• **Set problem**:
Find every line below that contains the word "this" and copy it out.

• **Given material**:
** begin **

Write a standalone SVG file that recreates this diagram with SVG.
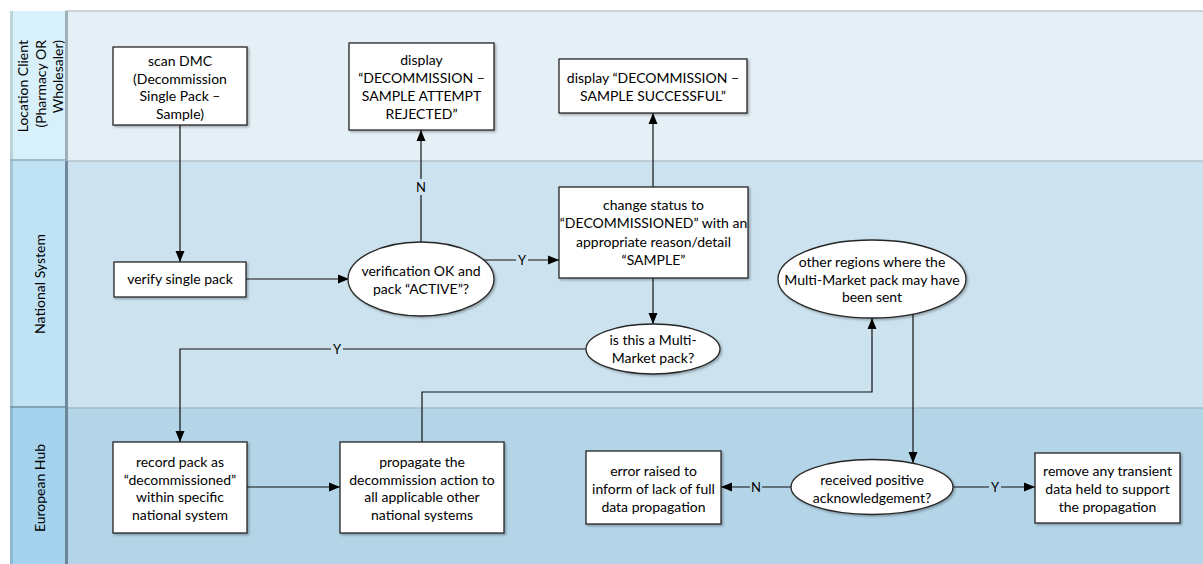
<svg xmlns="http://www.w3.org/2000/svg" width="1203" height="564" viewBox="0 0 1203 564">
  <style>
    .node { fill: #ffffff; stroke: #262626; stroke-width: 1.3; filter: url(#shadow); }
    .txt { font-family: Lato, "Liberation Sans", sans-serif; font-size: 14px; fill: #000000; text-anchor: middle; }
    .lane { font-family: Lato, "Liberation Sans", sans-serif; font-size: 14px; fill: #000000; }
    .wire { fill: none; stroke: #111111; stroke-width: 1.2; }
    .arrow { marker-end: url(#head); }
    .lbl { font-family: Lato, "Liberation Sans", sans-serif; font-size: 13px; fill: #000000; text-anchor: middle; }
  </style>
  <defs>
    <marker id="head" markerUnits="userSpaceOnUse" markerWidth="12" markerHeight="12" viewBox="0 0 12 12" refX="11" refY="6" orient="auto">
      <path d="M0,1.5 L11,6 L0,10.5 Z" fill="#000000"/>
    </marker>
    <filter id="shadow" x="-10%" y="-10%" width="125%" height="130%">
      <feDropShadow dx="1.5" dy="1.5" stdDeviation="1" flood-color="#000000" flood-opacity="0.3"/>
    </filter>
  </defs>

  <rect x="0" y="0" width="1203" height="564" fill="#ffffff"/>

  <!-- swimlanes -->
  <g id="lanes">
    <rect x="68" y="11" width="1135" height="150" fill="#e4eff6"/>
    <rect x="68" y="161" width="1135" height="247" fill="#cce3ef"/>
    <rect x="68" y="408" width="1135" height="156" fill="#b3d5e7"/>
    <line x1="66" y1="11" x2="1203" y2="11" stroke="#c2c6c8" stroke-width="1.5"/>
    <line x1="68" y1="161" x2="1203" y2="161" stroke="#b5c2c9" stroke-width="1.5"/>
    <line x1="68" y1="408" x2="1203" y2="408" stroke="#a9bbc5" stroke-width="1.5"/>

    <!-- lane headers -->
    <rect x="10" y="11" width="56" height="150" fill="#d8f0fa"/>
    <rect x="10" y="161" width="56" height="247" fill="#bfe2f5"/>
    <rect x="10" y="408" width="56" height="156" fill="#a5d3ed"/>
    <rect x="10" y="11" width="3" height="150" fill="#bcd3da"/>
    <rect x="10" y="161" width="3" height="247" fill="#a4c5d6"/>
    <rect x="10" y="408" width="3" height="156" fill="#8cb8d0"/>
    <rect x="65" y="11" width="3" height="150" fill="#9fb0b8"/>
    <rect x="65" y="161" width="3" height="247" fill="#70899a"/>
    <rect x="65" y="408" width="3" height="156" fill="#6a8596"/>
    <line x1="10" y1="160" x2="66" y2="160" stroke="#8fa8b6" stroke-width="1.5"/>
    <line x1="10" y1="407" x2="66" y2="407" stroke="#6f8c9d" stroke-width="1.5"/>

    <g transform="translate(28,40) rotate(-90)">
      <text class="lane" text-anchor="end" x="0" y="0">Location Client</text>
    </g>
    <g transform="translate(45.5,40) rotate(-90)">
      <text class="lane" text-anchor="end" x="0" y="0">(Pharmacy OR</text>
    </g>
    <g transform="translate(63,40) rotate(-90)">
      <text class="lane" text-anchor="end" x="0" y="0">Wholesaler)</text>
    </g>
    <g transform="translate(45,284) rotate(-90)">
      <text class="lane" text-anchor="middle" x="0" y="0">National System</text>
    </g>
    <g transform="translate(45,488) rotate(-90)">
      <text class="lane" text-anchor="middle" x="0" y="0">European Hub</text>
    </g>
  </g>

  <!-- connectors -->
  <g id="connectors">
    <line class="wire arrow" x1="180" y1="125" x2="180" y2="262"/>
    <line class="wire arrow" x1="246" y1="279" x2="349" y2="279"/>
    <line class="wire arrow" x1="421" y1="242" x2="421" y2="130"/>
    <line class="wire arrow" x1="484" y1="260" x2="559" y2="260"/>
    <line class="wire arrow" x1="653" y1="187" x2="653" y2="113"/>
    <line class="wire arrow" x1="653" y1="278" x2="653" y2="324"/>
    <polyline class="wire arrow" points="587,349 180,349 180,442"/>
    <line class="wire arrow" x1="247" y1="487" x2="340" y2="487"/>
    <polyline class="wire arrow" points="422,442 422,392 872,392 872,318"/>
    <line class="wire arrow" x1="913" y1="314" x2="913" y2="463"/>
    <line class="wire arrow" x1="791" y1="487" x2="721" y2="487"/>
    <line class="wire arrow" x1="953" y1="487" x2="1035" y2="487"/>

    <!-- branch labels -->
    <rect x="415" y="179" width="12" height="16" fill="#cce3ef"/>
    <text class="lbl" x="421" y="192">N</text>
    <rect x="516" y="252" width="12" height="16" fill="#cce3ef"/>
    <text class="lbl" x="522" y="265">Y</text>
    <rect x="331" y="341" width="12" height="16" fill="#cce3ef"/>
    <text class="lbl" x="337" y="354">Y</text>
    <rect x="750" y="479" width="12" height="16" fill="#b3d5e7"/>
    <text class="lbl" x="756" y="492">N</text>
    <rect x="989" y="479" width="12" height="16" fill="#b3d5e7"/>
    <text class="lbl" x="995" y="492">Y</text>
  </g>

  <!-- Location Client lane -->
  <g id="scan-dmc">
    <rect class="node" x="113" y="47" width="134" height="78"/>
    <text class="txt" x="180" y="66">scan DMC</text>
    <text class="txt" x="180" y="83.5">(Decommission</text>
    <text class="txt" x="180" y="101">Single Pack –</text>
    <text class="txt" x="180" y="118.5">Sample)</text>
  </g>
  <g id="display-rejected">
    <rect class="node" x="349" y="43" width="145" height="87"/>
    <text class="txt" x="421.5" y="65">display</text>
    <text class="txt" x="421.5" y="83">“DECOMMISSION –</text>
    <text class="txt" x="421.5" y="101">SAMPLE ATTEMPT</text>
    <text class="txt" x="421.5" y="119">REJECTED”</text>
  </g>
  <g id="display-successful">
    <rect class="node" x="559" y="59" width="188" height="54"/>
    <text class="txt" x="653" y="83">display “DECOMMISSION –</text>
    <text class="txt" x="653" y="101">SAMPLE SUCCESSFUL”</text>
  </g>

  <!-- National System lane -->
  <g id="verify-pack">
    <rect class="node" x="114" y="262" width="132" height="35"/>
    <text class="txt" x="180" y="284">verify single pack</text>
  </g>
  <g id="verification-ok">
    <ellipse class="node" cx="421" cy="279" rx="73" ry="37"/>
    <text class="txt" x="421" y="276">verification OK and</text>
    <text class="txt" x="421" y="294">pack “ACTIVE”?</text>
  </g>
  <g id="change-status">
    <rect class="node" x="559" y="187" width="189" height="91"/>
    <text class="txt" x="653.5" y="210">change status to</text>
    <text class="txt" x="653.5" y="228">“DECOMMISSIONED” with an</text>
    <text class="txt" x="653.5" y="246.5">appropriate reason/detail</text>
    <text class="txt" x="653.5" y="265">“SAMPLE”</text>
  </g>
  <g id="multi-market">
    <ellipse class="node" cx="653" cy="349" rx="67" ry="25"/>
    <text class="txt" x="653" y="345">is this a Multi-</text>
    <text class="txt" x="653" y="363">Market pack?</text>
  </g>
  <g id="other-regions">
    <ellipse class="node" cx="872" cy="279" rx="94" ry="39"/>
    <text class="txt" x="872" y="267">other regions where the</text>
    <text class="txt" x="872" y="284.5">Multi-Market pack may have</text>
    <text class="txt" x="872" y="302">been sent</text>
  </g>

  <!-- European Hub lane -->
  <g id="record-pack">
    <rect class="node" x="113" y="442" width="134" height="91"/>
    <text class="txt" x="180" y="467">record pack as</text>
    <text class="txt" x="180" y="484.5">“decommissioned”</text>
    <text class="txt" x="180" y="502">within specific</text>
    <text class="txt" x="180" y="519.5">national system</text>
  </g>
  <g id="propagate">
    <rect class="node" x="340" y="442" width="164" height="91"/>
    <text class="txt" x="422" y="467">propagate the</text>
    <text class="txt" x="422" y="484.5">decommission action to</text>
    <text class="txt" x="422" y="502">all applicable other</text>
    <text class="txt" x="422" y="519.5">national systems</text>
  </g>
  <g id="error-raised">
    <rect class="node" x="586" y="451" width="135" height="73"/>
    <text class="txt" x="653.5" y="476">error raised to</text>
    <text class="txt" x="653.5" y="494">inform of lack of full</text>
    <text class="txt" x="653.5" y="512">data propagation</text>
  </g>
  <g id="positive-ack">
    <ellipse class="node" cx="872" cy="487" rx="81" ry="27.5"/>
    <text class="txt" x="872" y="485">received positive</text>
    <text class="txt" x="872" y="503">acknowledgement?</text>
  </g>
  <g id="remove-transient">
    <rect class="node" x="1035" y="453" width="145" height="70"/>
    <text class="txt" x="1107.5" y="476">remove any transient</text>
    <text class="txt" x="1107.5" y="494">data held to support</text>
    <text class="txt" x="1107.5" y="512">the propagation</text>
  </g>
</svg>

** end **

• **The result**:
Write a standalone SVG file that recreates this diagram with SVG.
    <text class="txt" x="653" y="345">is this a Multi-</text>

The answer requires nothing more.